Monday, March 30, 2009

Weeping may endure for a night, but joy comes in the morning

Wow, I just got a call from my mom. She gave me terrible news that my brothers closest friend, Ruben, just died yesterday in a terrible accident. I'm pretty much in shock right now. She was crying on the phone trying to tell me about it. Its strange....I was just at the store, walking around quietly and I heard in my spirit the words "weeping may endure for a night, but joy comes in the morning." Oddly enough, the thought came to my mind about death, as if someone was going to die....or this case....already died.

My mom has this amazing gift of the spirit. She has the calling of a prophetic intercessor. She prays and God shows her things and speaks to her every day. There are times I talk to her and tell her things and she already knew before I told her. The worldly view of this gift in its distortion of the word of God, would be called psychic. But I have always learned that the things of the Lord were original and made for good and the enemy comes and takes what was made for good and distorts it for the benefit of the world. Anything that doesn't glorify the Lord, is in itself used for evil. You either for the Lord, or for the world. There is no in between.

She is just so sad and shocked because she said she just gave Ruben a hug a few days ago. He was just at my moms house with my brother. Its sad. One day you are here, and the other day you are gone....just like that. I told my mom that life is so quick here on earth. That is why I spend my time at the house of prayer, interceding and praying for others and myself. I spend my time investing in what means so much to me.....ETERNITY. So many people wonder why Ralph and I spend time at the House of Prayer on a weekly basis. My response to that is....we are only here for a short while. Most people don't make it to live past 90 years old if that. So our time here on earth is short and temporary. But our lives after being here on earth will be eternal. I am a firm believer in the word of God, and I truly believe it is the Truth of the Lord. Why invest so much time into material things like 401k's and big houses and fancy cars. Or why invest all your money into things like a golf club collection or ebay collectors items....when there are people on this earth starving to death and suffering from diseases they can't afford to treat. Or what about people that are investing their time and money into such selfish things instead of investing it in others who are less fortunate and in need? I invest my time and whatever little bit of money I have, to the house of prayer. A place where people pray, and worship the Lord and help the homeless, and feed the hungry. A place where anyone can come and be prayed for when they are suffering whether it is physical, emotional or spiritual.

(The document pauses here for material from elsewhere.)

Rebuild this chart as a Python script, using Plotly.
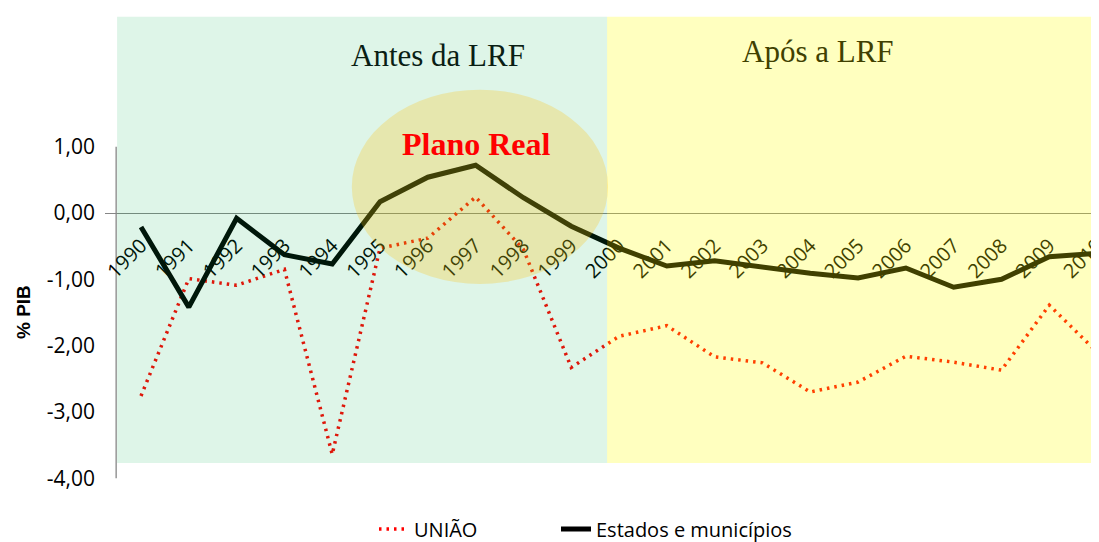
import plotly.graph_objects as go

years = list(range(1990, 2011))
year_labels = [str(y) for y in years]

uniao = [-2.76, -0.99, -1.09, -0.85, -3.64, -0.53, -0.38, 0.24, -0.55, -2.33,
         -1.86, -1.70, -2.17, -2.26, -2.70, -2.55, -2.16, -2.25, -2.37, -1.39, -2.10]
estados = [-0.21, -1.42, -0.08, -0.63, -0.77, 0.17, 0.54, 0.72, 0.23, -0.20,
           -0.53, -0.80, -0.72, -0.81, -0.91, -0.98, -0.83, -1.12, -1.00, -0.66, -0.61]

y_ticks = [1, 0, -1, -2, -3, -4]
y_tick_labels = ["1,00", "0,00", "-1,00", "-2,00", "-3,00", "-4,00"]

series_names = ["UNIÃO", "Estados e municípios"]

# page body adds an 8px offset; figure sized to fit inside the window
W, H = 1091, 534
ML, MB = 97, 40
PLOT_W = W - ML
PLOT_H = H - MB
zero_pos = (PLOT_H - 205) / PLOT_H


def px_x(sx):
    return (sx - 8 - ML) / PLOT_W


def px_y(sy):
    return (PLOT_H - (sy - 8)) / PLOT_H


fig = go.Figure()
fig.add_trace(go.Scatter(
    x=years, y=uniao, name=series_names[0], mode="lines", legend="legend",
    line=dict(color="#FF0000", width=3.5, dash="2.5px,5px"),
))
fig.add_trace(go.Scatter(
    x=years, y=estados, name=series_names[1], mode="lines", legend="legend2",
    line=dict(color="#000000", width=5),
))

shapes = [
    dict(type="line", xref="x", yref="y", x0=1989.48, x1=1989.48,
         y0=min(y_ticks), y1=max(y_ticks), line=dict(color="#868686", width=1.3),
         layer="below"),
    dict(type="rect", xref="x", yref="y", x0=1989.5, x1=1999.75, y0=-3.77, y1=2.96,
         fillcolor="rgb(0,176,80)", opacity=0.13, line=dict(width=0), layer="above"),
    dict(type="rect", xref="x", yref="y", x0=1999.75, x1=2011, y0=-3.77, y1=2.96,
         fillcolor="rgb(255,255,0)", opacity=0.25, line=dict(width=0), layer="above"),
    dict(type="circle", xref="x", yref="y", x0=1994.41, x1=1999.77, y0=-1.07, y1=1.86,
         fillcolor="rgb(255,192,0)", opacity=0.25, line=dict(width=0), layer="above"),
]

annotations = [
    dict(text="Antes da LRF", x=1996.21, y=2.38, xref="x", yref="y", showarrow=False,
         font=dict(family="Liberation Serif", size=31, color="#0a1e14")),
    dict(text="Após a LRF", x=2004.16, y=2.44, xref="x", yref="y", showarrow=False,
         font=dict(family="Liberation Serif", size=31, color="#404000")),
    dict(text="<b>Plano Real</b>", x=1997.01, y=1.04, xref="x", yref="y", showarrow=False,
         font=dict(family="Liberation Serif", size=32, color="#FF0000")),
    dict(text="<b>% PIB</b>", x=px_x(23), y=px_y(312), xref="paper", yref="paper",
         xanchor="center", yanchor="middle",
         showarrow=False, textangle=-90,
         font=dict(family="Liberation Sans", size=19, color="#000000")),
]

legend_font = dict(family="Open Sans", size=20, color="#000000")

fig.update_layout(
    width=W, height=H,
    margin=dict(l=ML, r=0, t=0, b=MB, autoexpand=False),
    paper_bgcolor="white", plot_bgcolor="white",
    showlegend=True,
    legend=dict(orientation="h", x=px_x(374), xanchor="left",
                y=px_y(529), yanchor="middle",
                font=legend_font, bgcolor="rgba(0,0,0,0)"),
    legend2=dict(orientation="h", x=px_x(556), xanchor="left",
                 y=px_y(529), yanchor="middle",
                 font=legend_font, bgcolor="rgba(0,0,0,0)"),
    shapes=shapes,
    annotations=annotations,
    xaxis=dict(range=[1989.247, 2010.04], tickmode="array", tickvals=years,
               ticktext=year_labels, tickangle=-45, anchor="free", position=zero_pos,
               showline=False, showgrid=False, zeroline=False,
               ticks="outside", ticklen=12, tickcolor="rgba(0,0,0,0)",
               automargin=False, ticklabeloverflow="allow",
               tickfont=dict(family="Open Sans", size=20, color="#000000")),
    yaxis=dict(range=[-4.359, 3.092], tickmode="array", tickvals=y_ticks,
               ticktext=y_tick_labels, showgrid=False, zeroline=True,
               zerolinecolor="#868686", zerolinewidth=1, showline=False, ticks="",
               ticklabelstandoff=9, automargin=False,
               tickfont=dict(family="Open Sans", size=21, color="#000000")),
)

fig.write_html("out.html")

My mom totally agrees with me on that. She just knew that something was going to happen. Its the mercy and grace of the Lord that my brother isn't dead right now. Ruben called him that very day, and asked him to come hang out for a while. My brother refused to go for whatever reason. I know that it was the prayers of his mother and sister that he didn't get in that car and go with Ruben and his friend. Because that same day, Ruben and his friend both died. The Lord is gracious and merciful. Ik now that many people don't believe in the Lord. They think its just a waste of time, but I have seen the hand of the Lord in my life....and its amazing. God is so good....we can't even fathom the greatness of His love and His beauty.

Life is so short....and Eternity is forever! Ruben will be missed....I just pray for his wife and kids he left behind. Lord, give them strength and peace that surpasses all understanding.